**TASK REQUIREMENTS**
Transcribe the full listing exactly, and drop every picture.

begin SOURCE MATERIAL

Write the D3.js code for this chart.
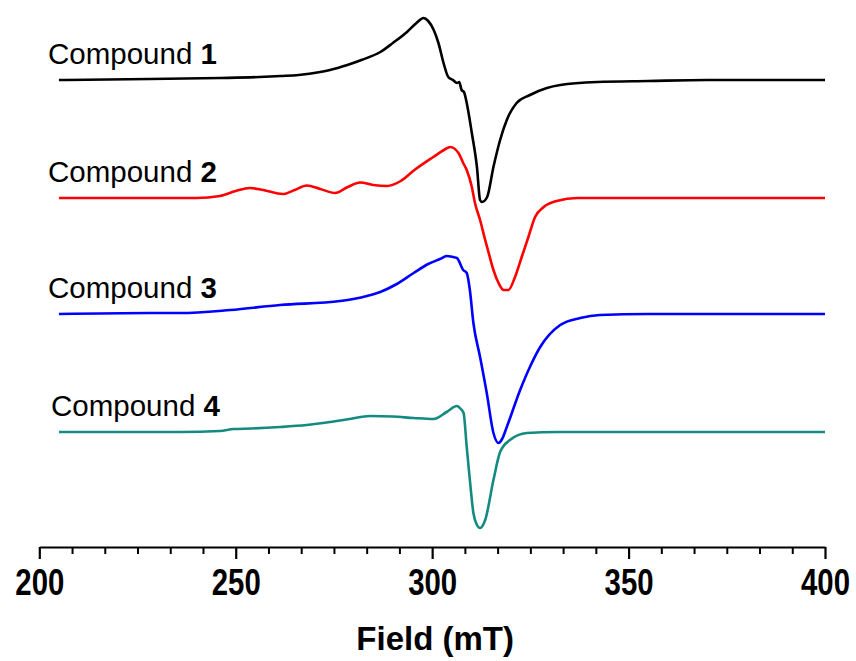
<!DOCTYPE html>
<html>
<head>
<meta charset="utf-8">
<script src="https://cdn.jsdelivr.net/npm/d3@7/dist/d3.min.js"></script>
<style>
  html, body { margin: 0; padding: 0; background: #fff; }
  svg { display: block; }
  text { font-family: "Liberation Sans", Arial, Helvetica, sans-serif; }
</style>
</head>
<body>
<svg id="chart" width="856" height="661"></svg>
<script>
// ---- Data (field in mT, intensity in arbitrary units relative to each baseline) ----
const seriesNames = ["Compound ", "Compound ", "Compound ", "Compound "];
const seriesNumbers = ["1", "2", "3", "4"];
const seriesColors = ["#000000", "#ff0000", "#0000ff", "#148a80"];
const seriesOffsets = [0, -118, -234, -352];

const field1 = [205, 228, 246, 256, 261.3, 266, 271.5, 274, 278.4, 282, 286.8, 290, 293.6, 296, 297.8, 299, 300.4, 301.6, 302.9, 304.1, 305.3, 306.3, 306.9, 307.5, 308.1, 308.8, 310.1, 311.4, 312.2, 312.7, 314, 315.6, 317.3, 319, 321.5, 324.9, 329.2, 332.6, 342, 355, 370, 400];
const int1   = [0,   1,   2,   3,   4,     5,   8,     10,  15,    20,  28,    37,  48,    57,  62,    59,  50,    37,    17,    3,     0,     -3,    -2,    -10,   -12,   -23,   -53,   -87,   -120,  -122,  -117, -87,   -60,   -40, -23,   -15,   -8,    -5,    -2,  -1,  0,   0];

const field2 = [205, 240, 246, 250, 253.6, 257, 262, 265, 268.1, 271.5, 275.3, 278.5, 281.7, 285, 288.5, 292, 295.5, 300.3, 303, 304.6, 306.7, 307.9, 308.8, 310.1, 310.9, 312.2, 313.5, 314.4, 315.6, 316.9, 318.2, 319.4, 321.1, 322.8, 324.5, 326.2, 328.4, 331.7, 337, 400];
const int2   = [0,   0,   2,   7,   10,    8,   4,   8,   12.5,  9,     5,     11,    15.5,  13,  12,    17,  28,    41,    48,  51,    45,    35,    28,    11,    -5,    -22,   -42,   -55,   -72,   -85,   -92,   -92,   -79,   -59,   -39,   -19,   -9,    -3,    0,   0];

const field3 = [205, 228, 235.9, 248.6, 261.3, 276.6, 283.4, 286.8, 291, 295.3, 299, 302, 303.7, 305.3, 306.3, 307.9, 308.8, 309.6, 310.5, 312.2, 313.9, 315.6, 316.9, 317.8, 319, 322.4, 325, 327.5, 332.6, 337.7, 342.7, 355, 400];
const int3   = [0,   1,   1,     4,     9,     13,    18,    22,    30,  41,    50,  55,  58,    57,    56,    44,    41,    24,    -9,    -43,   -79,   -119,  -129,  -125,  -113, -76,   -52,   -33,   -11,   -4,    -1,    0,   0];

const field4 = [205, 236, 246, 249.5, 254, 261.3, 268, 274, 279, 284.2, 290, 295.3, 300.3, 303.7, 306.3, 307.3, 308, 308.8, 309.6, 310.5, 311.4, 312.2, 313.5, 315.6, 317.3, 319.8, 324.1, 332, 400];
const int4   = [0,   0,   1,   3,     3.5, 5,     7,   10,  13,  16,    15.5, 14,    13,    20,    26,    23,    19,  -15,   -48,   -81,   -93,   -96,   -88,   -48,   -20,   -8,    -1,    0,   0];

const fields = [field1, field2, field3, field4];
const intensities = [int1, int2, int3, int4];

const xMajorTicks = [200, 250, 300, 350, 400];
const xMinorPerMajor = 6;
const xLabel = "Field (mT)";

// ---- Layout ----
const svg = d3.select("#chart");
const x = d3.scaleLinear().domain([200, 400]).range([39.3, 825]);
const y = d3.scaleLinear().domain([-467, 80]).range([547, 0]);
const axisY = 547;

// minor ticks
const minorTicks = [];
for (let i = 0; i < xMajorTicks.length - 1; i++) {
  const a = xMajorTicks[i], b = xMajorTicks[i + 1];
  for (let k = 1; k < xMinorPerMajor; k++) minorTicks.push(a + (b - a) * k / xMinorPerMajor);
}

const axisG = svg.append("g").attr("transform", `translate(0,${axisY})`);
axisG.call(d3.axisBottom(x).tickValues(minorTicks).tickSize(7).tickFormat(""))
  .call(g => g.selectAll("line").attr("stroke", "#000").attr("stroke-width", 2))
  .call(g => g.select(".domain").remove());
const majorAxis = svg.append("g").attr("transform", `translate(0,${axisY})`)
  .call(d3.axisBottom(x).tickValues(xMajorTicks).tickSize(12).tickSizeOuter(0).tickPadding(10).tickFormat(d3.format("d")));
majorAxis.select(".domain").attr("stroke", "#000").attr("stroke-width", 2.2);
majorAxis.selectAll("line").attr("stroke", "#000").attr("stroke-width", 2.2);
majorAxis.selectAll("text")
  .attr("fill", "#000")
  .attr("font-size", 36)
  .attr("font-weight", "bold")
  .attr("font-family", "'Liberation Sans', Arial, sans-serif")
  .attr("y", 48)
  .attr("dy", 0)
  .attr("textLength", 49)
  .attr("lengthAdjust", "spacingAndGlyphs");

svg.append("text")
  .attr("x", (x(200) + x(400)) / 2 + 3)
  .attr("y", 650)
  .attr("text-anchor", "middle")
  .attr("font-size", 33)
  .attr("font-weight", "bold")
  .text(xLabel);

// ---- Lines ----
const line = d3.line().curve(d3.curveMonotoneX);
fields.forEach((f, i) => {
  const pts = f.map((v, j) => [x(v), y(intensities[i][j] + seriesOffsets[i])]);
  svg.append("path")
    .attr("d", line(pts))
    .attr("fill", "none")
    .attr("stroke", seriesColors[i])
    .attr("stroke-width", 2.6)
    .attr("stroke-linejoin", "round");
});

// ---- Labels ----
const labelX = [48, 48, 48, 51];
seriesNames.forEach((n, i) => {
  const t = svg.append("text")
    .attr("x", labelX[i])
    .attr("y", y(seriesOffsets[i]) - 16)
    .attr("font-size", 29.5)
    .attr("fill", "#000");
  t.append("tspan").text(n);
  t.append("tspan").attr("font-weight", "bold").text(seriesNumbers[i]);
});
</script>
</body>
</html>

end SOURCE MATERIAL

**REPLY TO THE TASK**
Write the D3.js code for this chart.
<!DOCTYPE html>
<html>
<head>
<meta charset="utf-8">
<script src="https://cdn.jsdelivr.net/npm/d3@7/dist/d3.min.js"></script>
<style>
  html, body { margin: 0; padding: 0; background: #fff; }
  svg { display: block; }
  text { font-family: "Liberation Sans", Arial, Helvetica, sans-serif; }
</style>
</head>
<body>
<svg id="chart" width="856" height="661"></svg>
<script>
// ---- Data (field in mT, intensity in arbitrary units relative to each baseline) ----
const seriesNames = ["Compound ", "Compound ", "Compound ", "Compound "];
const seriesNumbers = ["1", "2", "3", "4"];
const seriesColors = ["#000000", "#ff0000", "#0000ff", "#148a80"];
const seriesOffsets = [0, -118, -234, -352];

const field1 = [205, 228, 246, 256, 261.3, 266, 271.5, 274, 278.4, 282, 286.8, 290, 293.6, 296, 297.8, 299, 300.4, 301.6, 302.9, 304.1, 305.3, 306.3, 306.9, 307.5, 308.1, 308.8, 310.1, 311.4, 312.2, 312.7, 314, 315.6, 317.3, 319, 321.5, 324.9, 329.2, 332.6, 342, 355, 370, 400];
const int1   = [0,   1,   2,   3,   4,     5,   8,     10,  15,    20,  28,    37,  48,    57,  62,    59,  50,    37,    17,    3,     0,     -3,    -2,    -10,   -12,   -23,   -53,   -87,   -120,  -122,  -117, -87,   -60,   -40, -23,   -15,   -8,    -5,    -2,  -1,  0,   0];

const field2 = [205, 240, 246, 250, 253.6, 257, 262, 265, 268.1, 271.5, 275.3, 278.5, 281.7, 285, 288.5, 292, 295.5, 300.3, 303, 304.6, 306.7, 307.9, 308.8, 310.1, 310.9, 312.2, 313.5, 314.4, 315.6, 316.9, 318.2, 319.4, 321.1, 322.8, 324.5, 326.2, 328.4, 331.7, 337, 400];
const int2   = [0,   0,   2,   7,   10,    8,   4,   8,   12.5,  9,     5,     11,    15.5,  13,  12,    17,  28,    41,    48,  51,    45,    35,    28,    11,    -5,    -22,   -42,   -55,   -72,   -85,   -92,   -92,   -79,   -59,   -39,   -19,   -9,    -3,    0,   0];

const field3 = [205, 228, 235.9, 248.6, 261.3, 276.6, 283.4, 286.8, 291, 295.3, 299, 302, 303.7, 305.3, 306.3, 307.9, 308.8, 309.6, 310.5, 312.2, 313.9, 315.6, 316.9, 317.8, 319, 322.4, 325, 327.5, 332.6, 337.7, 342.7, 355, 400];
const int3   = [0,   1,   1,     4,     9,     13,    18,    22,    30,  41,    50,  55,  58,    57,    56,    44,    41,    24,    -9,    -43,   -79,   -119,  -129,  -125,  -113, -76,   -52,   -33,   -11,   -4,    -1,    0,   0];

const field4 = [205, 236, 246, 249.5, 254, 261.3, 268, 274, 279, 284.2, 290, 295.3, 300.3, 303.7, 306.3, 307.3, 308, 308.8, 309.6, 310.5, 311.4, 312.2, 313.5, 315.6, 317.3, 319.8, 324.1, 332, 400];
const int4   = [0,   0,   1,   3,     3.5, 5,     7,   10,  13,  16,    15.5, 14,    13,    20,    26,    23,    19,  -15,   -48,   -81,   -93,   -96,   -88,   -48,   -20,   -8,    -1,    0,   0];

const fields = [field1, field2, field3, field4];
const intensities = [int1, int2, int3, int4];

const xMajorTicks = [200, 250, 300, 350, 400];
const xMinorPerMajor = 6;
const xLabel = "Field (mT)";

// ---- Layout ----
const svg = d3.select("#chart");
const x = d3.scaleLinear().domain([200, 400]).range([39.3, 825]);
const y = d3.scaleLinear().domain([-467, 80]).range([547, 0]);
const axisY = 547;

// minor ticks
const minorTicks = [];
for (let i = 0; i < xMajorTicks.length - 1; i++) {
  const a = xMajorTicks[i], b = xMajorTicks[i + 1];
  for (let k = 1; k < xMinorPerMajor; k++) minorTicks.push(a + (b - a) * k / xMinorPerMajor);
}

const axisG = svg.append("g").attr("transform", `translate(0,${axisY})`);
axisG.call(d3.axisBottom(x).tickValues(minorTicks).tickSize(7).tickFormat(""))
  .call(g => g.selectAll("line").attr("stroke", "#000").attr("stroke-width", 2))
  .call(g => g.select(".domain").remove());
const majorAxis = svg.append("g").attr("transform", `translate(0,${axisY})`)
  .call(d3.axisBottom(x).tickValues(xMajorTicks).tickSize(12).tickSizeOuter(0).tickPadding(10).tickFormat(d3.format("d")));
majorAxis.select(".domain").attr("stroke", "#000").attr("stroke-width", 2.2);
majorAxis.selectAll("line").attr("stroke", "#000").attr("stroke-width", 2.2);
majorAxis.selectAll("text")
  .attr("fill", "#000")
  .attr("font-size", 36)
  .attr("font-weight", "bold")
  .attr("font-family", "'Liberation Sans', Arial, sans-serif")
  .attr("y", 48)
  .attr("dy", 0)
  .attr("textLength", 49)
  .attr("lengthAdjust", "spacingAndGlyphs");

svg.append("text")
  .attr("x", (x(200) + x(400)) / 2 + 3)
  .attr("y", 650)
  .attr("text-anchor", "middle")
  .attr("font-size", 33)
  .attr("font-weight", "bold")
  .text(xLabel);

// ---- Lines ----
const line = d3.line().curve(d3.curveMonotoneX);
fields.forEach((f, i) => {
  const pts = f.map((v, j) => [x(v), y(intensities[i][j] + seriesOffsets[i])]);
  svg.append("path")
    .attr("d", line(pts))
    .attr("fill", "none")
    .attr("stroke", seriesColors[i])
    .attr("stroke-width", 2.6)
    .attr("stroke-linejoin", "round");
});

// ---- Labels ----
const labelX = [48, 48, 48, 51];
seriesNames.forEach((n, i) => {
  const t = svg.append("text")
    .attr("x", labelX[i])
    .attr("y", y(seriesOffsets[i]) - 16)
    .attr("font-size", 29.5)
    .attr("fill", "#000");
  t.append("tspan").text(n);
  t.append("tspan").attr("font-weight", "bold").text(seriesNumbers[i]);
});
</script>
</body>
</html>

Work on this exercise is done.